The 1962 war was “detrimental” not only to India but also to China, a commentary in a Chinese Communist Party-run newspaper said on Thursday in a rare article examining the legacy of the war, a much-forgotten event in China.

“Even though China did make India negotiate [through its October 20, 1962 offensive], India since then has taken China as its biggest threat and taken a militaristic stance. China not only failed to get back its lost territory but created a new rival. This was unexpected,” wrote Liu Zongyi, a scholar at the Shanghai Institutes for International Studies. The commentary was published by the Communist Party-run Global Times, a widely-read tabloid known for its nationalistic views.

While the 50th anniversary of the war was an occasion for much debate and introspection in India, receiving wide coverage in the media, the event has been rarely touched upon by the media in China. The government has told newspapers here — barring one or two exceptions —

to play down the anniversary considering its “negative” impact on bilateral relations, according to Chinese journalists at several state media outlets.

Mr. Liu, in Thursday’s article, said “the leadership of China repeatedly emphasised that China and India will never be at war again. If the border problem cannot be solved, it could be temporarily put aside.”

His commentary echoed another article on the war published by the Liberation Daily — a newspaper with ties to the Communist Party in Shanghai — in late October, which said both sides should put aside the border dispute because a solution was unlikely in the near-term, with even a status quo settlement seen as unacceptable to both sides.

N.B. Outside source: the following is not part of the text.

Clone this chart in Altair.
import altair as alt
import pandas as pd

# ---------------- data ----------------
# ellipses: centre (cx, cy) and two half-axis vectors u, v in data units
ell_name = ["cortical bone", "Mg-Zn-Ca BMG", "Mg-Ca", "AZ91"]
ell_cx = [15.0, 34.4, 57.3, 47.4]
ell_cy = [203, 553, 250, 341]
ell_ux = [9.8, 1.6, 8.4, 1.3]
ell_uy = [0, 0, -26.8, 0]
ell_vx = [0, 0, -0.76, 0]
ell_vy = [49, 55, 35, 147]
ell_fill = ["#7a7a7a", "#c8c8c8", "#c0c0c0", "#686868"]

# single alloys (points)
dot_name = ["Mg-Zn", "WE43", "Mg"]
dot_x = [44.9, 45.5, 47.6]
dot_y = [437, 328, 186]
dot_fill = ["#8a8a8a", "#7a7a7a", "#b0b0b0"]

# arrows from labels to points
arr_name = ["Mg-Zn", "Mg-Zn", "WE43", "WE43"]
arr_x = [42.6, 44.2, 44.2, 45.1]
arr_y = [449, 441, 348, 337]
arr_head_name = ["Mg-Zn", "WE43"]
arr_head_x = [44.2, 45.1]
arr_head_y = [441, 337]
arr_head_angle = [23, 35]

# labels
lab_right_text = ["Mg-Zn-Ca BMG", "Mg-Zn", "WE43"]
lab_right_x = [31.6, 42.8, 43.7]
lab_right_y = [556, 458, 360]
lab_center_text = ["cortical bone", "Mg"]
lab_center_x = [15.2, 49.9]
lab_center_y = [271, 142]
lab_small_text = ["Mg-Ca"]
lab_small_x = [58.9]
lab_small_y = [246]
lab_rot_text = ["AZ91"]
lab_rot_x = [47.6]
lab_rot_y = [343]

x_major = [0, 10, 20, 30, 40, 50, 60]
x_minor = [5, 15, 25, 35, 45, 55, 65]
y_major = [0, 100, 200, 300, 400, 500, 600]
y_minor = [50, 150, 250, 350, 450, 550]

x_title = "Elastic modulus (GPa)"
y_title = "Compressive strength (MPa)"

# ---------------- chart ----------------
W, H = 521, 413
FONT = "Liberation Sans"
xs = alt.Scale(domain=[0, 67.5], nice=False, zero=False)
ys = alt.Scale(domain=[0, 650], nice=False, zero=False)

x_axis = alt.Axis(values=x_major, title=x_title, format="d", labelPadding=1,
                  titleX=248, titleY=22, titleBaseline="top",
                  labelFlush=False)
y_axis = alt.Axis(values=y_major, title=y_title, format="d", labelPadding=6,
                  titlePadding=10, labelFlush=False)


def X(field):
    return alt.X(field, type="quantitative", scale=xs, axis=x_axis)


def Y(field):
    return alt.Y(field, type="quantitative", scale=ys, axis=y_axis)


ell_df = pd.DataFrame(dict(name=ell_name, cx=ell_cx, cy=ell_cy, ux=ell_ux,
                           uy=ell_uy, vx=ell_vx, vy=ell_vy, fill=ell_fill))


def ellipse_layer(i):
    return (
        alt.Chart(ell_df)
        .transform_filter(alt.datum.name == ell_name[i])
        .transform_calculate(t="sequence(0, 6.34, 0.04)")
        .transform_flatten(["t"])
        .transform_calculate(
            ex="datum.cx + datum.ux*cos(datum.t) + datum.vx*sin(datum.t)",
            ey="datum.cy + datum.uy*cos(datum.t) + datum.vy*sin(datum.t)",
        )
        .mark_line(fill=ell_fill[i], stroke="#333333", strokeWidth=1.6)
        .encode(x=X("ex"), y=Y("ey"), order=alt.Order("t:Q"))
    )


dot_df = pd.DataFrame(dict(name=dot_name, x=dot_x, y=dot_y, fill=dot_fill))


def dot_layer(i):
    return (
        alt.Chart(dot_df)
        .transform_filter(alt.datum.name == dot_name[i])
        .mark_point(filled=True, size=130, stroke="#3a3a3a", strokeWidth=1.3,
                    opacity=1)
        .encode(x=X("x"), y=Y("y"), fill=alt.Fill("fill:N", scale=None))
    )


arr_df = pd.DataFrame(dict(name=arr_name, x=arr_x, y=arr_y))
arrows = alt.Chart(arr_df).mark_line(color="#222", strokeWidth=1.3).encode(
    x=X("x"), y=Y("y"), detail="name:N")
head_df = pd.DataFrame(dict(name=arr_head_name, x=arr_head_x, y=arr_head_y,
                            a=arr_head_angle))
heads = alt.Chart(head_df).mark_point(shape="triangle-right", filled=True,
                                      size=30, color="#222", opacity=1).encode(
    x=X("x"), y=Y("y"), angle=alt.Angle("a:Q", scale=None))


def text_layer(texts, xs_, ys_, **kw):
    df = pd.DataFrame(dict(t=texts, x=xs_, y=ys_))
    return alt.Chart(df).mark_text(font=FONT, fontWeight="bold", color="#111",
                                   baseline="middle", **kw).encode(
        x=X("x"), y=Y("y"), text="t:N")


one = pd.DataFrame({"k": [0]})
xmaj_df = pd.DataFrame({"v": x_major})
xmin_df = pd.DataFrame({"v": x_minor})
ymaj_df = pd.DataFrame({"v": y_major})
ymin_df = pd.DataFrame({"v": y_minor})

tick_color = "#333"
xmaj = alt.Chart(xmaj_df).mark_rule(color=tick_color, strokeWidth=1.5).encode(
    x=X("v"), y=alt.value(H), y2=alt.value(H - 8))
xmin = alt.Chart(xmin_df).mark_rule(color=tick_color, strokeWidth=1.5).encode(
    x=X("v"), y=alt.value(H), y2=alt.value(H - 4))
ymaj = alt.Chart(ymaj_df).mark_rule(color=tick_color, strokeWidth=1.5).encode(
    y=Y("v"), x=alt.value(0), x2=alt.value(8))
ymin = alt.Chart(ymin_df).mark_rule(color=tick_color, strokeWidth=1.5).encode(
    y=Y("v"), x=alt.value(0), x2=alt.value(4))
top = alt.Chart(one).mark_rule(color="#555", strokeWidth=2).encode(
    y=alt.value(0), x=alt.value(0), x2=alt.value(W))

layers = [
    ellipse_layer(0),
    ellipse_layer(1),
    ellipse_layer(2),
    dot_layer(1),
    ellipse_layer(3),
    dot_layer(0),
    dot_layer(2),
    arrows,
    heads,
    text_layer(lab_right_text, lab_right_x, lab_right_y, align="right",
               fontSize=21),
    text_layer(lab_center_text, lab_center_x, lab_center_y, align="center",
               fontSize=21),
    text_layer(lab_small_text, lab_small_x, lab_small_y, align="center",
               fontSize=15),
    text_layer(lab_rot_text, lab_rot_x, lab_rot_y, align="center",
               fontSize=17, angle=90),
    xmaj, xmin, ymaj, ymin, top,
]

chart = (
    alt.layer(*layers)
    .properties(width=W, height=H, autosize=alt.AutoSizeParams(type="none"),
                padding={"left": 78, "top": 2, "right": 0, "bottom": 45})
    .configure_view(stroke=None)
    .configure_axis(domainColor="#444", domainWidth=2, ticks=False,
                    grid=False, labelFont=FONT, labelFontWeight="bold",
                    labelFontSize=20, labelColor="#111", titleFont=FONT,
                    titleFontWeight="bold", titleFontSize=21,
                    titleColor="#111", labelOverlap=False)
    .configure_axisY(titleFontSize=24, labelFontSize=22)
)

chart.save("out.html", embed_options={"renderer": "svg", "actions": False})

Mr. Liu, however, cautioned that the “border problem will never be solved” if India’s military leaders and strategists “continue deliberately ignoring the fundamental reason that caused the war”. He said “divergences on the McMahon Line between China and India were the fundamental reason for the border war.”

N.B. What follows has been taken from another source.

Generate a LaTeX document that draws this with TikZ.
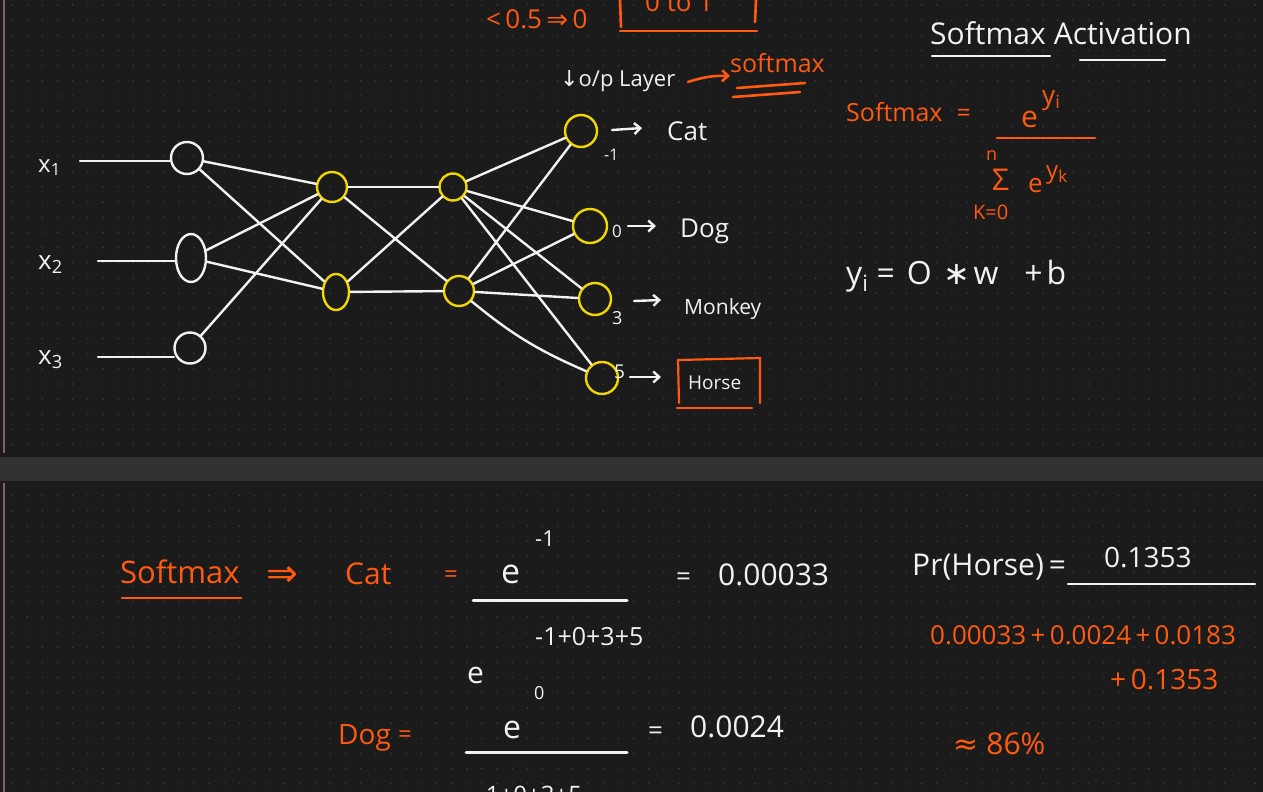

“Now, the U.K. Ministry of Foreign Affairs has admitted the illegality of the McMahon Line, but India remains determined to uphold the views of British colonists,” he claimed. According to him, the uprising in Tibet in 1959 and the Dalai Lama moving to India in exile were other factors. Following the events, China “had to handle the boundary issue with India from a strategic perspective,” he said.

Mr. Liu argued that former Premier Zhou Enlai was in favour of solving the issue through negotiations when he travelled to New Delhi in 1960.

“But [Nehru refused negotiations. The attitude of Nehru was surely influenced by India's domestic politics: Nehru and his ruling party were attacked on the border issue by opposition parties.” “Since China's policy to stop India’s further encroachment failed,” he added, “a lightning strike to force India to the negotiating table was the last resort.”

He said both countries needed to “view the issue objectively” even if “one side does bear the main responsibility". “However, from India’s high-profile memorial for the 50th anniversary of the border war, it seems its military leaders and strategists are not doing so,” he concluded. “Their reflection is allegedly confined to their country’s military weaknesses, such as outdated equipment, misconduct, and poor logistics.”